A funny experience involving octopi: I know a woman—I’m sure she would not begrudge me this description of her—she is a very frank exhibitionist. I mean, this is the woman who at every party takes her clothes off, and dances on the tabletops, and so forth. She is an inveterate exhibitionist. She’s totally frank about it. And I had been to the Monterey aquarium and seen the octopus there. They have a giant octopus. Well, most of the time this guy just hunkers low, and he’s sort of off in a corner, one beady eye checking you out. But, of course, because octopi have this mode of communication, they’re very set up to respond to visual display. So this woman walked past this tank, and this octopus practically leaped into the air! It came down out of the tunnel. It was pressing against the glass. It was beating against the glass! And what it was, was: one exhibitionist recognizing another. I mean, it was just clear across the species lines. The power of neurosis knows no barrier.

Audience

She also had almost orange hair, very red bright hair that the sunlight would hit.

1:23:45McKenna

That’s true. It was probably sending a message to this octopus that was obscene, in the very least.

Audience

Was she dancing, or…?

1:23:55McKenna

No. She was just trying to be unobtrusive. But this woman being unobtrusive is a showstopper.

Audience

Terence, when you talk about language, or the word when you said people talk—to me, that felt like the whole body language. When you go into print, I’m making all these unconscious assumptions of values. And what you’re saying is true partly based on your body language.

1:24:22McKenna

True, but body language has really faded for us, probably because of the telephone. The telephone really staunches that. And… yes, it would be—we probably were much more linguistically rich in the past. We’ve muted ourselves.

Audience

But what you’ve just said [???] I could understand you much better by watching your hands.

1:24:50McKenna

Yeah.

Audience

Terence, just to let you know what happens when you discover sparks nowadays. When I was a kid I was a science buff, and I made a Tesla coil and so on. Before that, I accidentally induced a spark in a transformer. Unexpectedly, the spark jumped. And it was sort of my first religious experience. I saw this spark and all sorts of things burst loose in my ten-year-old head. Two years later, the FCC triangulated my house for emitting spurious radiations. Because now you have to regulate all that sort of [???]. And I felt sort of like someone put a big pot lid over my head. And between that and being suckered in by that Moody Bible Institute with their big Tesla coil movie, it just left a bad taste in mouth. I’m glad we’re onto other things now besides sparks and amber.
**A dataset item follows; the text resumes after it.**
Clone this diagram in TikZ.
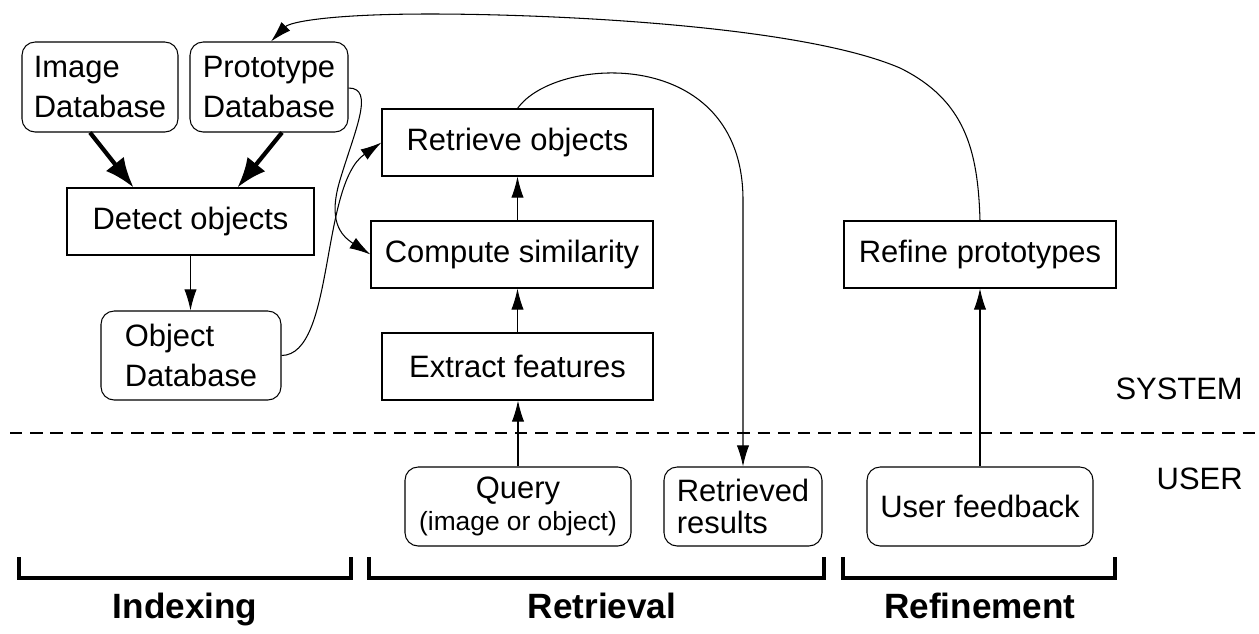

A better experience.

1:25:48McKenna

There is a notion—you know, in Latin “spark” is scintilla. This word exists only in English in the legal phrase “there was not a scintilla of evidence against him.” But in alchemy this idea lived on for a long, long time, and there’s a whole literature of causing the scintilla and seeing it like you did. So you were unconsciously caught up in an alchemical archetype.

Well, why don’t we knock off? I think that’s enough for this evening.

Notes

  1. (Curator’s note) But where does the meaning come from? Visual skin patterns don’t have any inherent, unambiguous meaning; they’re just dots, stripes, and waves. The other octopus perceiving these patterns still needs to interpret them (e.g., “dense dots” = anxiety, “slow-rippling lines” = relaxation). This requires some form of dictionary-lookup and introduces potential noise during the transmission of meaning—unless, of course, every octopus uses the exact same skin pattern to express a particular meme, and interpretation is unnecessary.